Whether the person baptized is to be wholly immersed, and that whether once or thrice, or whether he is only to be sprinkled with water, is not of the least consequence: churches should be at liberty to adopt either according to the diversity of climates, although it is evident that the term baptize means to immerse, and that this was the form used by the primitive Church.  (Calvin’s Institutes, Book III, Chapter 15, Part 2, Section 19.)

This is a common acknowledgement among numbers of paedobaptists.
           Let us consider the arguments for baptism by immersion.  First, the Greek word, baptizo, means to dip or immerse.  As one has written,

The clear and simple meaning of baptizo in the New Testament, when describing the physical baptism of disciples, is to dip or immerse.  This understanding is based on consistent etymology[1], historical usage in Josephus[2], and the internal grammar of both the Old and New testaments.[3]

Paedobaptists resist this argument, saying that the Greek word does not mean this, but their efforts are quite futile and are commonly shown to be weak and flawed.(4)  The fact is that most Greek lexicons provide as their definition of baptizo as “to dip” or “to immerse.”[5] 

          Second, the record of those who were baptized as recorded in the New Testament is consistent with setting suggesting immersion as a mode, rather than sprinkling.  For example, consider John the Baptist baptizing in the Jordan River.  We read in John 3:22 and 23,

After these things Jesus and His disciples came into the land of Judea, and there He remained with them and baptized.  Now John also was baptizing in Aenon near Salim, because there was much water there. And they came and were baptized.

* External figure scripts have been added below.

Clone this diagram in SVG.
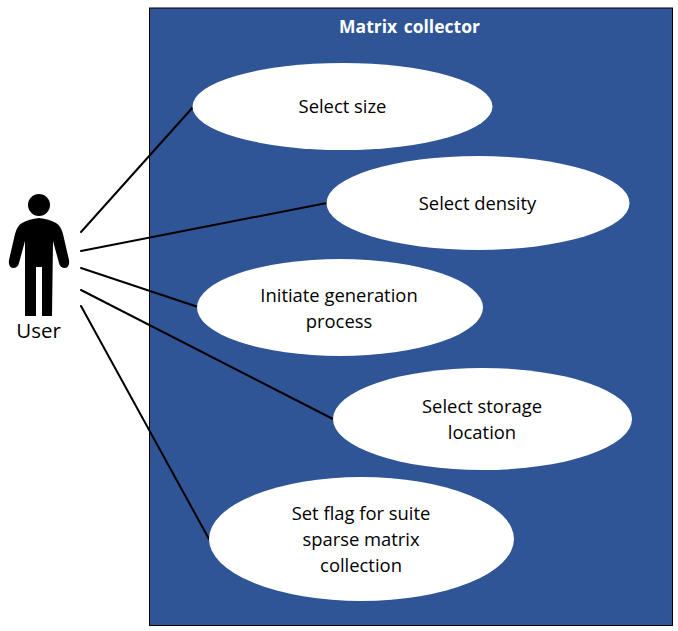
<svg xmlns="http://www.w3.org/2000/svg" width="678" height="631" viewBox="0 0 678 631">
<style>
.uc{fill:#fff}
.t{font-family:"Open Sans","Noto Sans",sans-serif;font-size:18.400px;fill:#000;text-anchor:middle}
.c line{stroke:#000;stroke-width:2;stroke-linecap:round}
</style>
<rect width="678" height="631" fill="#fff"/>
<g id="boundary">
<rect x="149.500" y="8" width="523" height="617.500" fill="#2f5597" stroke="#000" stroke-width="1"/>
<text x="409.500" y="33" font-family="'Open Sans','Noto Sans',sans-serif" font-size="17.500" font-weight="700" word-spacing="2" fill="#fff" text-anchor="middle">Matrix collector</text>
</g>
<g id="actor-user">
<circle cx="39" cy="205" r="11" fill="#000"/>
<path d="M22 223 Q29 219 39 218 Q49 219 56 223 Q61 226 63 234 L69 260 Q70 267 65 268 Q60 268 59 263 L53 241 L52 316 L42 316 L42 267 L36 267 L36 316 L25 316 L25 241 L19 263 Q18 268 13 268 Q8 267 9 260 L15 234 Q17 226 22 223Z" fill="#000"/>
<text x="38.500" y="338" font-family="'Open Sans','Noto Sans',sans-serif" font-size="20.500" fill="#000" text-anchor="middle">User</text>
</g>
<g id="connectors" class="c">
<line x1="81" y1="232" x2="194" y2="106"/>
<line x1="81" y1="251" x2="327" y2="203"/>
<line x1="81" y1="268" x2="198" y2="307"/>
<line x1="81" y1="290" x2="333" y2="419"/>
<line x1="81" y1="306" x2="209" y2="539"/>
</g>
<g id="uc-size"><ellipse class="uc" cx="342.500" cy="106.500" rx="150" ry="43.500"/><text class="t" x="342.500" y="112.500">Select size</text></g>
<g id="uc-density"><ellipse class="uc" cx="478" cy="203" rx="151.500" ry="47"/><text class="t" x="477.500" y="209.500">Select density</text></g>
<g id="uc-generation"><ellipse class="uc" cx="340" cy="307.500" rx="143" ry="48.500"/><text class="t" x="339" y="301.500">Initiate generation</text><text class="t" x="339" y="327.500">process</text></g>
<g id="uc-storage"><ellipse class="uc" cx="482.500" cy="419" rx="149.500" ry="51"/><text class="t" x="482" y="412.500">Select storage</text><text class="t" x="482" y="438.500">location</text></g>
<g id="uc-flag"><ellipse class="uc" cx="361.500" cy="539" rx="152.500" ry="62"/><text class="t" x="361" y="519.500">Set flag for suite</text><text class="t" x="361" y="545.500">sparse matrix</text><text class="t" x="361" y="571.500">collection</text></g>
</svg>
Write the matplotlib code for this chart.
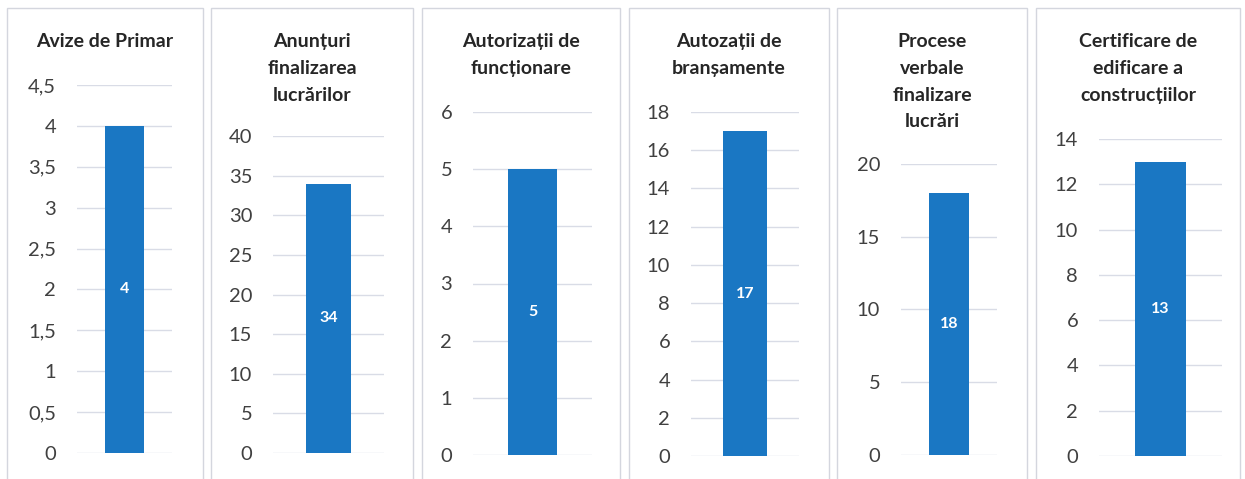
import matplotlib.pyplot as plt
from matplotlib.patches import Rectangle

W, H = 1245, 479

titles = [
    "Avize de Primar",
    "Anunțuri\nfinalizarea\nlucrărilor",
    "Autorizații de\nfuncționare",
    "Autozații de\nbranșamente",
    "Procese\nverbale\nfinalizare\nlucrări",
    "Certificare de\nedificare a\nconstrucțiilor",
]
values = [4, 34, 5, 17, 18, 13]
y_max = [4.5, 40, 6, 18, 20, 14]
y_step = [0.5, 5, 1, 2, 5, 2]

# pixel layout of each panel: box left/right, axes left/right, axes bottom/top
boxes = [(7, 203), (211, 413), (422, 620), (629, 829), (837, 1027), (1036, 1240)]
axes_px = [(77, 172, 453, 85), (273, 384, 453, 136), (473, 592, 455, 112),
           (691, 799, 456, 112), (901, 997, 455, 164), (1099, 1222, 456, 139)]

bar_color = "#1a77c3"
grid_color = "#d9dce6"
text_color = "#404040"

plt.rcParams['font.family'] = ['Lato', 'DejaVu Sans']


def fmt(v):
    s = f"{v:g}"
    return s.replace(".", ",")


def main():
    fig = plt.figure(figsize=(W / 100, H / 100), dpi=100)
    fig.patch.set_facecolor("white")

    for i in range(len(values)):
        bx0, bx1 = boxes[i]
        fig.patches.append(Rectangle((bx0 / W, -0.05), (bx1 - bx0) / W, (H - 8) / H + 0.05,
                                     transform=fig.transFigure, fill=False,
                                     edgecolor="#d4d6de", linewidth=1))
        fig.text((bx0 + bx1) / 2 / W, 1 - 33 / H, titles[i], ha="center", va="top",
                 fontsize=14, fontweight="bold", color="#262626", linespacing=1.7)

        x0, x1, yb, yt = axes_px[i]
        ax = fig.add_axes([x0 / W, 1 - yb / H, (x1 - x0) / W, (yb - yt) / H])
        ax.set_xlim(-0.5, 0.5)
        ax.set_ylim(0, y_max[i])
        ticks = [round(k * y_step[i], 2) for k in range(int(round(y_max[i] / y_step[i])) + 1)]
        ax.set_yticks(ticks)
        ax.set_yticklabels([fmt(t) for t in ticks])
        ax.set_xticks([])
        ax.tick_params(axis="y", length=0, pad=15, labelsize=14.5, labelcolor=text_color)
        for s in ax.spines.values():
            s.set_visible(False)
        ax.grid(axis="y", color=grid_color, linewidth=1)
        ax.set_axisbelow(True)
        ax.patch.set_alpha(0)

        ax.bar([0], [values[i]], width=0.41, color=bar_color, zorder=3)
        ax.text(0, values[i] / 2, str(values[i]), ha="center", va="center",
                color="white", fontsize=11.5, fontweight="bold", zorder=4)

    fig.savefig("out.png", dpi=100)


if __name__ == "__main__":
    main()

Why did John baptize in Aenon?  “Because there was much water there.”  This setting for baptism is consistent with the need to immerse his subjects.  If John were baptizing by sprinkling, much water would not be necessary; he would not have needed to baptize in the Jordan River.
          Consider also the occasion when Philip baptized the Ethiopian Eunuch.  We read in Acts 8 of Philip preaching the gospel to the Ethiopian Eunuch.  The Ethiopian had come to Christ in faith.  We then read beginning with verse 36:

Now as they went down the road, they came to some water.  And the eunuch said, “See, here is water. What hinders me from being baptized?”  Then Philip said, “If you believe with all your heart, you may.”  And he answered and said, “I believe that Jesus Christ is the Son of God.”  So he commanded the chariot to stand still.  And both Philip and the eunuch went down into the water, and he baptized him.  Now when they came up out of the water, the Spirit of the Lord caught Philip away, so that the eunuch saw him no more; and he went on his way rejoicing. (Acts 8:36-39)

Now which mode of baptism is consistent with the evidence?  They both went down into the water and Philip baptized him.  Is this consistent with the mode of sprinkling, or even pouring?  No, but rather immersion fits the setting.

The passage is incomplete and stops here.